▸ **Stated exercise**: Reproduce nothing but the lines from the start of the material through the line that includes "import seaborn as sns", both ends included, and omit every picture.

▸ **Data lines**:
* * * * * * * * *
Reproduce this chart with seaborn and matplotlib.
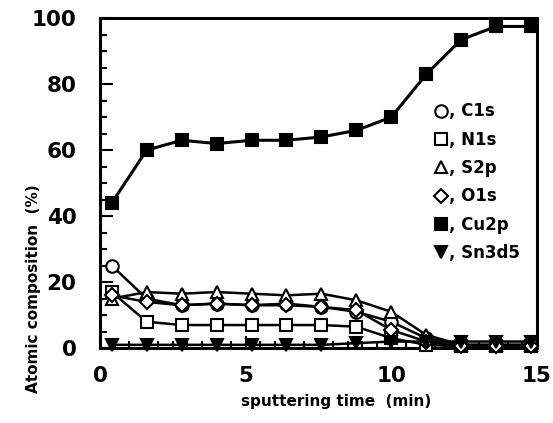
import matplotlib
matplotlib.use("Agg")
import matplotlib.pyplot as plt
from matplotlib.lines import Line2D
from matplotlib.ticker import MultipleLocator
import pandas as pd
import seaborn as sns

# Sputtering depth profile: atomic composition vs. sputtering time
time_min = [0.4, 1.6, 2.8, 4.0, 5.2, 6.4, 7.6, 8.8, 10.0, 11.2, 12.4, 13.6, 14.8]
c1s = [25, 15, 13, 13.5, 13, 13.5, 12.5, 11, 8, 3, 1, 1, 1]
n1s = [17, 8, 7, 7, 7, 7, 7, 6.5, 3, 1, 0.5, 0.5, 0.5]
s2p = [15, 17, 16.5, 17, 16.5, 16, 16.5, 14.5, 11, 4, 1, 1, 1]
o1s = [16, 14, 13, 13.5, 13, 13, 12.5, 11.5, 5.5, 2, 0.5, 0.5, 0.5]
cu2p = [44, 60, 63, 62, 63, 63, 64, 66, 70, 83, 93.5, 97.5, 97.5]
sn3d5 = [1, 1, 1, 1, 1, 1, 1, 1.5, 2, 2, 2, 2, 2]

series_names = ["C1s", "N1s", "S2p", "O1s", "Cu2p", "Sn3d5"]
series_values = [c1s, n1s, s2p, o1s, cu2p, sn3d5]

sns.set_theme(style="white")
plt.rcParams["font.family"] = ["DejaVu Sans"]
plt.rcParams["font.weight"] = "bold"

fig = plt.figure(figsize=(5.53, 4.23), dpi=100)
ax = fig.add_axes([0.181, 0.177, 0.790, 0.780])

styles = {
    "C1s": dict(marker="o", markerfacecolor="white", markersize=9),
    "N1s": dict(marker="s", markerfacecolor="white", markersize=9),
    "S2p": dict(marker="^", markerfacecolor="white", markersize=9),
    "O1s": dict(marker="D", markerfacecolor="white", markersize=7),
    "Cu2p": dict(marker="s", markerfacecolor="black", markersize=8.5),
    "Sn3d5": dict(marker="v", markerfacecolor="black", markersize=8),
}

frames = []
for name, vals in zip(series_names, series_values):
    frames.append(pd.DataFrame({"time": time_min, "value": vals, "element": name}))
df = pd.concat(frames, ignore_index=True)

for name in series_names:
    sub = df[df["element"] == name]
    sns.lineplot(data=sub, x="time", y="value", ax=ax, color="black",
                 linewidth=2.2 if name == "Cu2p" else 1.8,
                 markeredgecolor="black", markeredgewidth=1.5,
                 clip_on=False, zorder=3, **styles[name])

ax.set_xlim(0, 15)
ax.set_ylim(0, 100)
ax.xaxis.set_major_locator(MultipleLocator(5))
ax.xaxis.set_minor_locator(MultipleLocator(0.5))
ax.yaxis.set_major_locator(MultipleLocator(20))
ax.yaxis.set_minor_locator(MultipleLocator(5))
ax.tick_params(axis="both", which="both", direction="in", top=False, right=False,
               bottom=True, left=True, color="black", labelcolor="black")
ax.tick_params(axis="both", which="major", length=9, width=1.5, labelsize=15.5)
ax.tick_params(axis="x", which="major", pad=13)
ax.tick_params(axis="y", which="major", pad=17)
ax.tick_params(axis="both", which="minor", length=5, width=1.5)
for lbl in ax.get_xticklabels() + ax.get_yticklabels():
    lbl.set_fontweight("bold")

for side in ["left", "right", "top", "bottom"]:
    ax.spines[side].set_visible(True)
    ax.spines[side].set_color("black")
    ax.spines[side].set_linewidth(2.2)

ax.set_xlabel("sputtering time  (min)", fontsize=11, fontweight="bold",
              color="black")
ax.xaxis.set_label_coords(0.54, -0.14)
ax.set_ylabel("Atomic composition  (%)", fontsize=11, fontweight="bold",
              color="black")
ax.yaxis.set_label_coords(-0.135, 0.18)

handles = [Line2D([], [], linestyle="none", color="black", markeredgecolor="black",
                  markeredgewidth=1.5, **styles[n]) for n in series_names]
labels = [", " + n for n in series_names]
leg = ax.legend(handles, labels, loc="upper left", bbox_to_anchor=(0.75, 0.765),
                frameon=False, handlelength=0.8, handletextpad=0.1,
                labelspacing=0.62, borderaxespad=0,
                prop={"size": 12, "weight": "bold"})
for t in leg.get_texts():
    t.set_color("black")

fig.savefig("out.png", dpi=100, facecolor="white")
* * * * * * * * *
▸ **Exercise output**:
Reproduce this chart with seaborn and matplotlib.
import matplotlib
matplotlib.use("Agg")
import matplotlib.pyplot as plt
from matplotlib.lines import Line2D
from matplotlib.ticker import MultipleLocator
import pandas as pd
import seaborn as sns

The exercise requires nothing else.